Dataset excerpt —
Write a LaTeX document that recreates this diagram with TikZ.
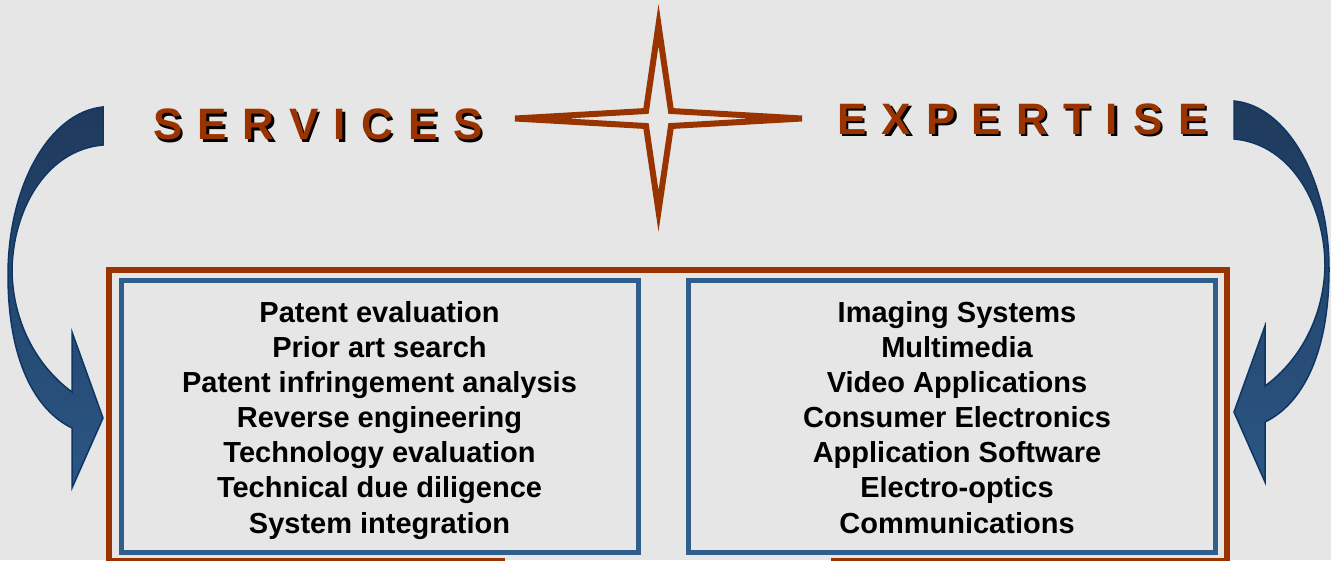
\documentclass[tikz,border=0pt]{standalone}
\usepackage{fontspec}
\setmainfont{Liberation Sans}
\usepackage{tikz}
\usetikzlibrary{calc}

\definecolor{bggray}{RGB}{230,230,230}
\definecolor{rust}{RGB}{153,51,0}
\definecolor{boxblue}{RGB}{48,94,140}
\definecolor{arrowdark}{RGB}{31,58,92}
\definecolor{arrowlight}{RGB}{43,86,132}
\definecolor{arrowline}{RGB}{14,54,100}

\tikzset{
	brownframe/.style={draw=rust, line width=6pt},
	bluebox/.style={draw=boxblue, line width=5pt},
	itemtext/.style={anchor=base, inner sep=0pt, font=\fontsize{29}{35}\selectfont\bfseries},
	titletext/.style={anchor=base west, inner sep=0pt, text=rust,
		font=\fontsize{44}{44}\selectfont\bfseries\addfontfeature{LetterSpace=35}},
	shadowtext/.style={titletext, text=black},
	arrowbody/.style={top color=arrowdark, bottom color=arrowlight, middle color=arrowdark!50!arrowlight,
		draw=arrowline, line width=1.5pt},
	bentarrow/.pic={
		\shade[arrowbody] (103,107) .. controls (50,112) and (8,185) .. (8,275)
			.. controls (8,360) and (35,410) .. (72,428) -- (72,488) -- (103,418)
			-- (72,332) -- (72,392) .. controls (35,365) and (13,320) .. (12,272)
			.. controls (12,212) and (45,150) .. (103,145) -- cycle;
	}
}

\begin{document}
\begin{tikzpicture}[x=1pt, y=-1pt]

	% ---- page

	\useasboundingbox (0,0) rectangle (1331,560);
	\fill[bggray] (0,0) rectangle (1331,560);

	% ---- frames

	\draw[brownframe] (505,561) -- (108.5,561) -- (108.5,270) -- (1227,270) -- (1227,561) -- (831,561);
	\draw[bluebox] (121.5,280.5) rectangle (638,552.5);
	\draw[bluebox] (688,280.5) rectangle (1215.5,552.5);

	% ---- star

	\coordinate (C) at (658.5,118.5);
	\draw[rust, line width=6pt] (658.5,25) -- (671,111) -- (802,118.5) -- (671,126)
		-- (658.5,211) -- (646,126) -- (515,118.5) -- (646,111) -- cycle;

	% ---- titles

	\node[shadowtext] at (155.5,142) {SERVICES};
	\node[titletext] (services) at (153,139.5) {SERVICES};

	\node[shadowtext] at (839.5,136.5) {EXPERTISE};
	\node[titletext] (expertise) at (837,134) {EXPERTISE};

	% ---- arrows

	\pic at (0,0) {bentarrow};
	\pic[xscale=-1] at (1337,-6) {bentarrow};

	% ---- lists

	\foreach \txt [count=\i] in {Patent evaluation, Prior art search,
		Patent infringement analysis, Reverse engineering, Technology evaluation,
		Technical due diligence, System integration} {
		\node[itemtext] (serv\i) at (379.5,{322+35.17*(\i-1)}) {\txt};
	}

	\foreach \txt [count=\i] in {Imaging Systems, Multimedia, Video Applications,
		Consumer Electronics, Application Software, Electro-optics, Communications} {
		\node[itemtext] (expt\i) at (957,{322+35.17*(\i-1)}) {\txt};
	}

\end{tikzpicture}
\end{document}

Your instructions —
Set down the complete material exactly, but do not include the images.

Worked answer —
Write a LaTeX document that recreates this diagram with TikZ.
\documentclass[tikz,border=0pt]{standalone}
\usepackage{fontspec}
\setmainfont{Liberation Sans}
\usepackage{tikz}
\usetikzlibrary{calc}

\definecolor{bggray}{RGB}{230,230,230}
\definecolor{rust}{RGB}{153,51,0}
\definecolor{boxblue}{RGB}{48,94,140}
\definecolor{arrowdark}{RGB}{31,58,92}
\definecolor{arrowlight}{RGB}{43,86,132}
\definecolor{arrowline}{RGB}{14,54,100}

\tikzset{
	brownframe/.style={draw=rust, line width=6pt},
	bluebox/.style={draw=boxblue, line width=5pt},
	itemtext/.style={anchor=base, inner sep=0pt, font=\fontsize{29}{35}\selectfont\bfseries},
	titletext/.style={anchor=base west, inner sep=0pt, text=rust,
		font=\fontsize{44}{44}\selectfont\bfseries\addfontfeature{LetterSpace=35}},
	shadowtext/.style={titletext, text=black},
	arrowbody/.style={top color=arrowdark, bottom color=arrowlight, middle color=arrowdark!50!arrowlight,
		draw=arrowline, line width=1.5pt},
	bentarrow/.pic={
		\shade[arrowbody] (103,107) .. controls (50,112) and (8,185) .. (8,275)
			.. controls (8,360) and (35,410) .. (72,428) -- (72,488) -- (103,418)
			-- (72,332) -- (72,392) .. controls (35,365) and (13,320) .. (12,272)
			.. controls (12,212) and (45,150) .. (103,145) -- cycle;
	}
}

\begin{document}
\begin{tikzpicture}[x=1pt, y=-1pt]

	% ---- page

	\useasboundingbox (0,0) rectangle (1331,560);
	\fill[bggray] (0,0) rectangle (1331,560);

	% ---- frames

	\draw[brownframe] (505,561) -- (108.5,561) -- (108.5,270) -- (1227,270) -- (1227,561) -- (831,561);
	\draw[bluebox] (121.5,280.5) rectangle (638,552.5);
	\draw[bluebox] (688,280.5) rectangle (1215.5,552.5);

	% ---- star

	\coordinate (C) at (658.5,118.5);
	\draw[rust, line width=6pt] (658.5,25) -- (671,111) -- (802,118.5) -- (671,126)
		-- (658.5,211) -- (646,126) -- (515,118.5) -- (646,111) -- cycle;

	% ---- titles

	\node[shadowtext] at (155.5,142) {SERVICES};
	\node[titletext] (services) at (153,139.5) {SERVICES};

	\node[shadowtext] at (839.5,136.5) {EXPERTISE};
	\node[titletext] (expertise) at (837,134) {EXPERTISE};

	% ---- arrows

	\pic at (0,0) {bentarrow};
	\pic[xscale=-1] at (1337,-6) {bentarrow};

	% ---- lists

	\foreach \txt [count=\i] in {Patent evaluation, Prior art search,
		Patent infringement analysis, Reverse engineering, Technology evaluation,
		Technical due diligence, System integration} {
		\node[itemtext] (serv\i) at (379.5,{322+35.17*(\i-1)}) {\txt};
	}

	\foreach \txt [count=\i] in {Imaging Systems, Multimedia, Video Applications,
		Consumer Electronics, Application Software, Electro-optics, Communications} {
		\node[itemtext] (expt\i) at (957,{322+35.17*(\i-1)}) {\txt};
	}

\end{tikzpicture}
\end{document}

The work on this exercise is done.